begin Data provided

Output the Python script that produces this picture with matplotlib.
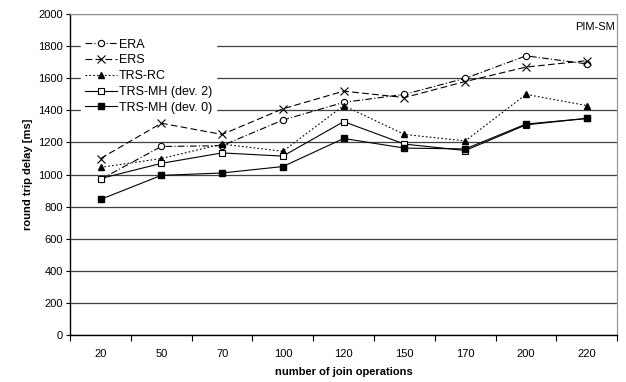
import matplotlib
matplotlib.use("Agg")
import matplotlib.pyplot as plt
import numpy as np

plt.rcParams['font.family'] = ['Liberation Sans', 'DejaVu Sans']

categories = ["20", "50", "70", "100", "120", "150", "170", "200", "220"]
era = [970, 1175, 1180, 1340, 1450, 1500, 1600, 1740, 1690]
ers = [1100, 1320, 1250, 1410, 1520, 1480, 1580, 1670, 1710]
trs_rc = [1045, 1100, 1190, 1145, 1430, 1250, 1210, 1500, 1430]
trs_mh2 = [975, 1070, 1135, 1115, 1330, 1190, 1150, 1310, 1350]
trs_mh0 = [845, 995, 1010, 1050, 1225, 1165, 1160, 1315, 1350]

fig = plt.figure(figsize=(6.26, 3.82), dpi=100)
ax = fig.add_axes([0.112, 0.123, 0.874, 0.840])
x = np.arange(len(categories))

ax.plot(x, era, color='black', lw=0.8, ls=(0, (6, 2, 1, 2)), marker='o', ms=4.5,
        mfc='white', mec='black', mew=0.8, label='ERA')
ax.plot(x, ers, color='black', lw=0.8, ls=(0, (6, 3)), marker='x', ms=5.5,
        mec='black', mew=0.8, label='ERS')
ax.plot(x, trs_rc, color='black', lw=0.8, ls=(0, (1.5, 2)), marker='^', ms=5,
        mfc='black', mec='black', label='TRS-RC')
ax.plot(x, trs_mh2, color='black', lw=0.8, ls='-', marker='s', ms=5,
        mfc='white', mec='black', mew=0.8, label='TRS-MH (dev. 2)')
ax.plot(x, trs_mh0, color='black', lw=0.8, ls='-', marker='s', ms=5,
        mfc='black', mec='black', label='TRS-MH (dev. 0)')

ax.set_xlim(-0.5, len(categories) - 0.5)
ax.set_ylim(0, 2000)
ax.set_yticks(np.arange(0, 2001, 200))
ax.set_xticks(x)
ax.set_xticklabels(categories)
ax.set_xticks(np.arange(-0.5, len(categories), 1), minor=True)
ax.tick_params(axis='x', which='major', length=0, pad=10, labelsize=8)
ax.tick_params(axis='x', which='minor', length=4, width=0.8, direction='out')
ax.tick_params(axis='y', length=3, width=0.8, direction='out', labelsize=8, pad=2)
ax.yaxis.grid(True, color='#404040', lw=0.9)
ax.set_axisbelow(True)

for s in ['top', 'right']:
    ax.spines[s].set_color('#909090')
    ax.spines[s].set_linewidth(0.8)
for s in ['left', 'bottom']:
    ax.spines[s].set_color('black')
    ax.spines[s].set_linewidth(1.0)

ax.set_xlabel('number of join operations', fontsize=8, fontweight='bold', labelpad=6)
ax.set_ylabel('round trip delay [ms]', fontsize=8, fontweight='bold', labelpad=4)

leg = ax.legend(loc='upper left', bbox_to_anchor=(0.02, 0.935), frameon=True, fontsize=9,
                handlelength=2.6, handletextpad=0.1, labelspacing=0.3, borderpad=0.3,
                borderaxespad=0.0)
leg.get_frame().set_edgecolor('white')
leg.get_frame().set_facecolor('white')
leg.get_frame().set_alpha(1.0)
leg.get_frame().set_boxstyle('square', pad=0.0)

ax.text(0.995, 0.975, 'PIM-SM', transform=ax.transAxes, ha='right', va='top', fontsize=8)

fig.savefig('out.png', dpi=100)
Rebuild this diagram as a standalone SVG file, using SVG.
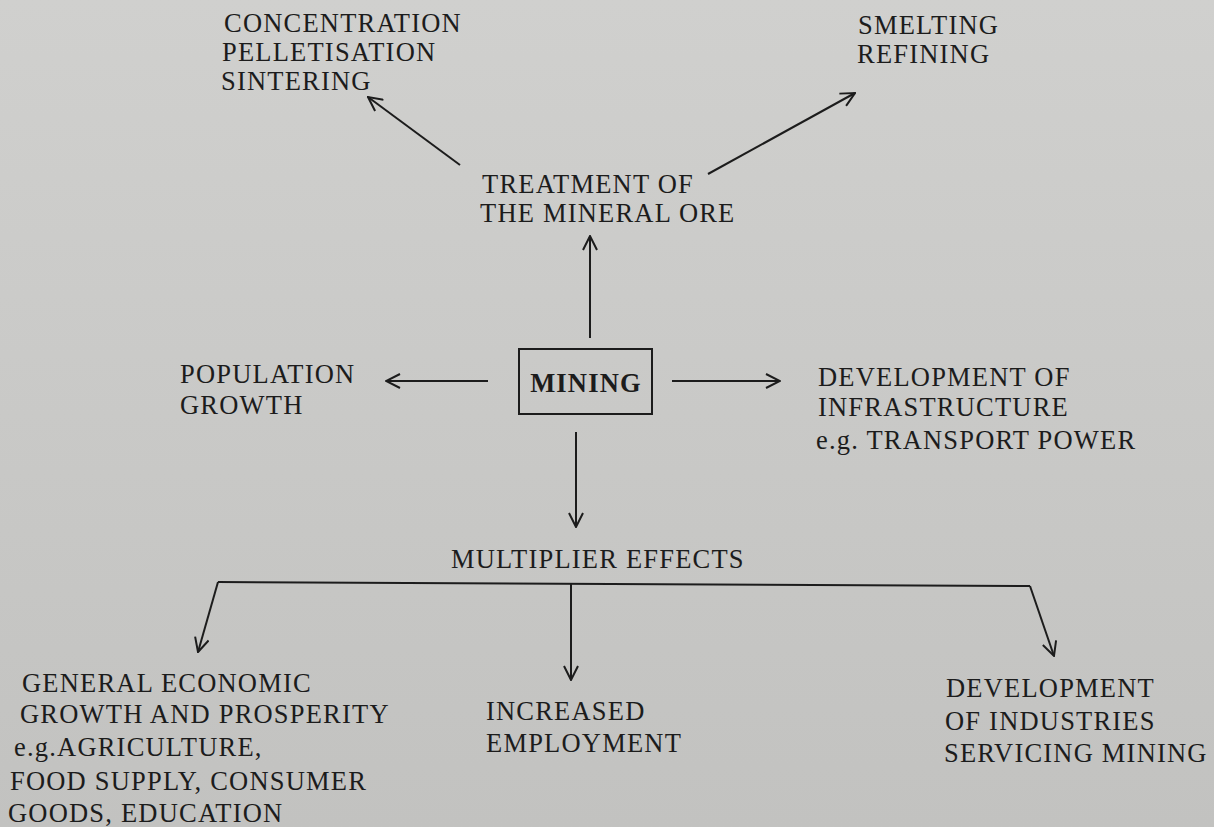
<svg xmlns="http://www.w3.org/2000/svg" width="1214" height="827" viewBox="0 0 1214 827">
<defs>
<style>
.t{font-family:"Liberation Serif","Times New Roman",serif;font-size:26.5px;fill:#1c1c1c;letter-spacing:1.2px}
.b{font-weight:bold}
.c{stroke:#1c1c1c;stroke-width:2;fill:none}
</style>
<marker id="ah" viewBox="0 0 16 16" refX="15" refY="8" markerWidth="16" markerHeight="16" markerUnits="userSpaceOnUse" orient="auto">
<path d="M1,1 L15,8 L1,15" fill="none" stroke="#1c1c1c" stroke-width="2"/>
</marker>
<linearGradient id="bg" x1="0" y1="0" x2="0" y2="1">
<stop offset="0" stop-color="#d0d0ce"/>
<stop offset="0.5" stop-color="#c9c9c7"/>
<stop offset="1" stop-color="#c2c2c0"/>
</linearGradient>
</defs>
<rect width="1214" height="827" fill="url(#bg)"/>

<g id="connectors">
<line class="c" x1="460" y1="165" x2="368" y2="97" marker-end="url(#ah)"/>
<line class="c" x1="708" y1="174" x2="855" y2="93" marker-end="url(#ah)"/>
<line class="c" x1="590" y1="338" x2="590" y2="236" marker-end="url(#ah)"/>
<line class="c" x1="488" y1="381" x2="386" y2="381" marker-end="url(#ah)"/>
<line class="c" x1="672" y1="381" x2="780" y2="381" marker-end="url(#ah)"/>
<line class="c" x1="576" y1="432" x2="576" y2="527" marker-end="url(#ah)"/>
<polyline class="c" points="218,582 1030,586"/>
<line class="c" x1="218" y1="582" x2="198" y2="652" marker-end="url(#ah)"/>
<line class="c" x1="571" y1="583" x2="571" y2="680" marker-end="url(#ah)"/>
<line class="c" x1="1030" y1="586" x2="1054" y2="656" marker-end="url(#ah)"/>
</g>

<g id="treatment-processes">
<text class="t" x="224" y="32">CONCENTRATION</text>
<text class="t" x="222" y="61">PELLETISATION</text>
<text class="t" x="221" y="90">SINTERING</text>
</g>
<g id="smelting">
<text class="t" x="858" y="34">SMELTING</text>
<text class="t" x="857" y="63">REFINING</text>
</g>
<g id="treatment">
<text class="t" x="482" y="193">TREATMENT OF</text>
<text class="t" x="480" y="222">THE MINERAL ORE</text>
</g>
<g id="population">
<text class="t" x="180" y="383">POPULATION</text>
<text class="t" x="180" y="414">GROWTH</text>
</g>
<g id="mining">
<rect x="519" y="349" width="133" height="65" fill="none" stroke="#1c1c1c" stroke-width="2"/>
<text class="t b" x="586" y="392" text-anchor="middle" letter-spacing="0.5">MINING</text>
</g>
<g id="infrastructure">
<text class="t" x="818" y="386">DEVELOPMENT OF</text>
<text class="t" x="818" y="416">INFRASTRUCTURE</text>
<text class="t" x="816" y="449">e.g. TRANSPORT POWER</text>
</g>
<g id="multiplier">
<text class="t" x="451" y="568">MULTIPLIER EFFECTS</text>
</g>
<g id="general-growth">
<text class="t" x="22" y="692">GENERAL ECONOMIC</text>
<text class="t" x="20" y="723">GROWTH AND PROSPERITY</text>
<text class="t" x="14" y="756">e.g.AGRICULTURE,</text>
<text class="t" x="10" y="790">FOOD SUPPLY, CONSUMER</text>
<text class="t" x="8" y="822">GOODS, EDUCATION</text>
</g>
<g id="employment">
<text class="t" x="486" y="720">INCREASED</text>
<text class="t" x="486" y="752">EMPLOYMENT</text>
</g>
<g id="industries">
<text class="t" x="946" y="697">DEVELOPMENT</text>
<text class="t" x="945" y="730">OF INDUSTRIES</text>
<text class="t" x="944" y="762">SERVICING MINING</text>
</g>
</svg>
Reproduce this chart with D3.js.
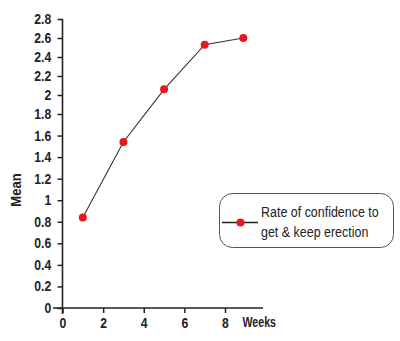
<!DOCTYPE html>
<html><head><meta charset="utf-8">
<script src="https://cdn.jsdelivr.net/npm/d3@7"></script>
<style>
html,body{margin:0;padding:0;background:#fff;}
text{font-family:"Liberation Sans Narrow","Arial Narrow","Liberation Sans",Arial,sans-serif;}
</style></head>
<body><svg id="c" width="400" height="341"></svg>
<script>
const weeks = [1, 3, 5, 7, 8.9];
const meanValues = [0.84, 1.54, 2.06, 2.53, 2.6];
const yTicks = [0, 0.2, 0.4, 0.6, 0.8, 1, 1.2, 1.4, 1.6, 1.8, 2, 2.2, 2.4, 2.6, 2.8];
const xTicks = [0, 2, 4, 6, 8];
const seriesName = ["Rate of confidence to", "get & keep erection"];

const svg = d3.select("#c");
const x = d3.scaleLinear().domain([0, 8]).range([62.5, 225]);
const y = d3.scaleLinear().domain([0, 1.8, 2.8]).range([308, 114, 19]);
const ink = "#222";
const sx = 0.87;

// y axis
const ya = svg.append("g").attr("transform", "translate(62.5,0)")
  .call(d3.axisLeft(y).tickValues(yTicks).tickSize(5).tickPadding(8)
    .tickFormat(d => String(+d.toFixed(1))));
ya.select(".domain").remove();
ya.selectAll("line").attr("stroke", ink).attr("stroke-width", 1.5);
ya.selectAll("text").attr("font-size", 14).attr("font-weight", "bold").attr("fill", ink)
  .attr("transform", `scale(${sx},1)`);
svg.append("line").attr("x1", 62.5).attr("x2", 62.5).attr("y1", y(2.8)).attr("y2", 314)
  .attr("stroke", ink).attr("stroke-width", 1.6);

// x axis
const xa = svg.append("g").attr("transform", "translate(0,308)")
  .call(d3.axisBottom(x).tickValues(xTicks).tickSize(5).tickPadding(5));
xa.select(".domain").remove();
xa.selectAll("line").attr("stroke", ink).attr("stroke-width", 1.5);
xa.selectAll("text").attr("font-size", 14).attr("font-weight", "bold").attr("fill", ink)
  .attr("transform", `scale(${sx},1)`);
svg.append("line").attr("x1", 53).attr("x2", 263).attr("y1", 308).attr("y2", 308)
  .attr("stroke", ink).attr("stroke-width", 1.6);

svg.append("text").attr("transform", "translate(242.5,327) scale(0.76,1)")
  .attr("font-size", 14).attr("font-weight", "bold").attr("fill", ink).text("Weeks");
svg.append("text").attr("transform", "translate(21,190) rotate(-90) scale(0.87,1)")
  .attr("text-anchor", "middle")
  .attr("font-size", 15).attr("font-weight", "bold").attr("fill", ink).text("Mean");

// series
const pts = weeks.map((w, i) => [w, meanValues[i]]);
svg.append("path").datum(pts)
  .attr("d", d3.line().x(d => x(d[0])).y(d => y(d[1])))
  .attr("fill", "none").attr("stroke", "#333").attr("stroke-width", 1.1);
svg.selectAll("circle.pt").data(pts).enter().append("circle").attr("class", "pt")
  .attr("cx", d => x(d[0])).attr("cy", d => y(d[1])).attr("r", 4)
  .attr("fill", "#e8161e");

// legend
const lg = svg.append("g");
lg.append("rect").attr("x", 219.5).attr("y", 193.5).attr("width", 174).attr("height", 54)
  .attr("rx", 13).attr("fill", "#fff").attr("stroke", "#555").attr("stroke-width", 1);
lg.append("line").attr("x1", 222).attr("x2", 258).attr("y1", 222.5).attr("y2", 222.5)
  .attr("stroke", "#222").attr("stroke-width", 1.3);
lg.append("circle").attr("cx", 240.5).attr("cy", 222.5).attr("r", 4).attr("fill", "#e8161e");
lg.selectAll("text.l").data(seriesName).enter().append("text").attr("class", "l")
  .attr("transform", (d, i) => `translate(261,${217 + i * 20}) scale(0.89,1)`)
  .attr("font-size", 14).attr("fill", "#222")
  .text(d => d);
</script></body></html>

end Data provided

▶ _Given problem_
Take the lines from the first line of the entries through the line with "ax.spines[s].set_linewidth(1.0)", inclusive, and give them again exactly, minus any pictures.

▶ _Task response_
Output the Python script that produces this picture with matplotlib.
import matplotlib
matplotlib.use("Agg")
import matplotlib.pyplot as plt
import numpy as np

plt.rcParams['font.family'] = ['Liberation Sans', 'DejaVu Sans']

categories = ["20", "50", "70", "100", "120", "150", "170", "200", "220"]
era = [970, 1175, 1180, 1340, 1450, 1500, 1600, 1740, 1690]
ers = [1100, 1320, 1250, 1410, 1520, 1480, 1580, 1670, 1710]
trs_rc = [1045, 1100, 1190, 1145, 1430, 1250, 1210, 1500, 1430]
trs_mh2 = [975, 1070, 1135, 1115, 1330, 1190, 1150, 1310, 1350]
trs_mh0 = [845, 995, 1010, 1050, 1225, 1165, 1160, 1315, 1350]

fig = plt.figure(figsize=(6.26, 3.82), dpi=100)
ax = fig.add_axes([0.112, 0.123, 0.874, 0.840])
x = np.arange(len(categories))

ax.plot(x, era, color='black', lw=0.8, ls=(0, (6, 2, 1, 2)), marker='o', ms=4.5,
        mfc='white', mec='black', mew=0.8, label='ERA')
ax.plot(x, ers, color='black', lw=0.8, ls=(0, (6, 3)), marker='x', ms=5.5,
        mec='black', mew=0.8, label='ERS')
ax.plot(x, trs_rc, color='black', lw=0.8, ls=(0, (1.5, 2)), marker='^', ms=5,
        mfc='black', mec='black', label='TRS-RC')
ax.plot(x, trs_mh2, color='black', lw=0.8, ls='-', marker='s', ms=5,
        mfc='white', mec='black', mew=0.8, label='TRS-MH (dev. 2)')
ax.plot(x, trs_mh0, color='black', lw=0.8, ls='-', marker='s', ms=5,
        mfc='black', mec='black', label='TRS-MH (dev. 0)')

ax.set_xlim(-0.5, len(categories) - 0.5)
ax.set_ylim(0, 2000)
ax.set_yticks(np.arange(0, 2001, 200))
ax.set_xticks(x)
ax.set_xticklabels(categories)
ax.set_xticks(np.arange(-0.5, len(categories), 1), minor=True)
ax.tick_params(axis='x', which='major', length=0, pad=10, labelsize=8)
ax.tick_params(axis='x', which='minor', length=4, width=0.8, direction='out')
ax.tick_params(axis='y', length=3, width=0.8, direction='out', labelsize=8, pad=2)
ax.yaxis.grid(True, color='#404040', lw=0.9)
ax.set_axisbelow(True)

for s in ['top', 'right']:
    ax.spines[s].set_color('#909090')
    ax.spines[s].set_linewidth(0.8)
for s in ['left', 'bottom']:
    ax.spines[s].set_color('black')
    ax.spines[s].set_linewidth(1.0)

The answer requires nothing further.